A major headache for retailers, payment processors and financial institutions transitioning to the new PCI DSS 3.0 standard is communicating some 100 new requirements to their work-force.
Delivering key policies to employees across the globe is critical to achieving consistent world-wide compliance.
The new requirement took effect in 2014, but organisations were able to postpone implementation until 1 January 2015, allowing time to establish and execute the security controls and procedures required to meet the new standard.
Given the high volume of major data breaches last year, including retail chain Target in the US, the new regulation appears to have come not a moment too soon.
Maintaining credit and debit card information on behalf of financial services organisations demands the highest levels of security and customer confidence, and adhering to standards like PCI DSS 3.0 plays a crucial role in this.
Cybercrime is a major threat to all organizations, at risk from both sides by hackers and trusted insiders. A secure environment makes customers feel more comfortable to do business with certain merchants and security breaches can cause corporate profits to plummet.
The new requirement raises the bar for security by encouraging a structured, predictable, and continuous approach, and a higher baseline of defense against intrusions.
Its requirement applies to any entity involved in credit card processing, including merchants, processors and service providers that store, process or transmit cardholder data.

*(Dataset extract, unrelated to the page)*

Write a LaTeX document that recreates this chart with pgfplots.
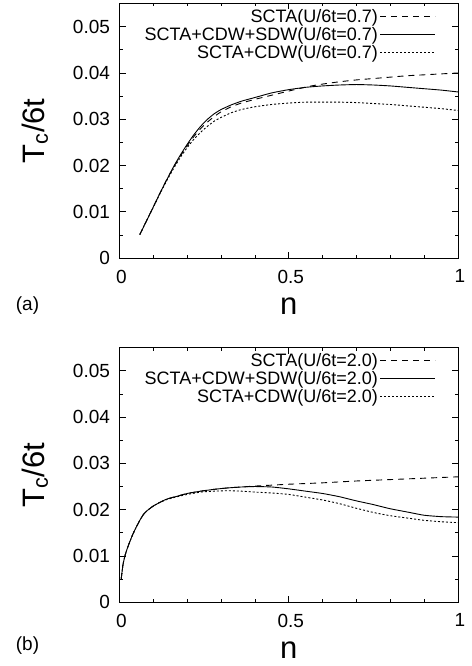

In other words all companies – large or small – that take credit card payments from consumers or helps facilitate transactions.
Until now organisations only encrypted when they were forced to protect data under compliance requirements or in industries where protecting secrets was imperative.
But the days of a simple “box checking” exercise and ensuring once a year that a business is adhering to its stipulations, have long gone.
Businesses handling payment data and sensitive, personally identifiable data now need to put encryption, granular access control and data access monitoring in place.
PCI DSS 3.0 reduces the risk of attack by limiting who, what, when, where and how data can be accessed, and supervises those that need-to-know by observing their data access patterns for behaviour that may indicate an attack is taking place.
But while implementing PCI DSS 3.0 is one thing, ensuring staff have read, understood and signed up it up to its full set of requirements is quite another.
Isabel Bardsley-Garcia, QSA and PCI practice lead for AT&T Consulting Solutions warns that organizations have been caught off guard by the “the huge growing pains” that come with transitioning to PCI DSS 3.0.
She says that while changes affecting passwords, penetration testing and third-party service providers were among the most notable changes when PCI DSS 3.0 was released, the change to have the most profound effect on AT&T clients is new mandates requiring documented security policies and procedures.
PCI DSS 3.0 not only requires organisations to develop documented operational securities policies and procedures, outlining how DSS guidelines are implemented and enforced but dramatically expands on what was previously a pair of short sub-requirements, adding new policy and procedure requirements to each of the other 11 requirement sections.
Bardsley-Garcia warns that while organizations can outsource management of systems and date they can’t outsource the liability in the event of a breach. She says: ‘PCI DSS 3.0 dramatically increases the amount of preparation and paperwork for an organization before a QSA even sets foot on site for an assessment.
‘Not only do you have to have a documented policy and procedure but those who are responsible for those actions also need to actually know that the procedures and policies exist and have knowledge of them.’
‘There are so many times a QSA arrives to conduct an interview and the firewall administrator, for example, has no idea of what is being asked of them because they are not versed in the PCI DSS 3.0.’
Jeremy Crame, CEO, Hitec says: ‘In a world fraught with identity theft and cybercrime, it’s more important than ever for companies to implement PCI DSS 3.0 and protect their customers’ credit card information. However, this standard is rendered useless if its requirements are not understood and signed up to by employees.
‘Organizations are increasingly looking to technology to manage the demands of adhering to new compliance requirements and ensuring they are communicated effectively to employees. The best strategy for ensuring compliance with PCI DSS 3.0 is to integrate PCI compliance activities into year-round IT security management processes.’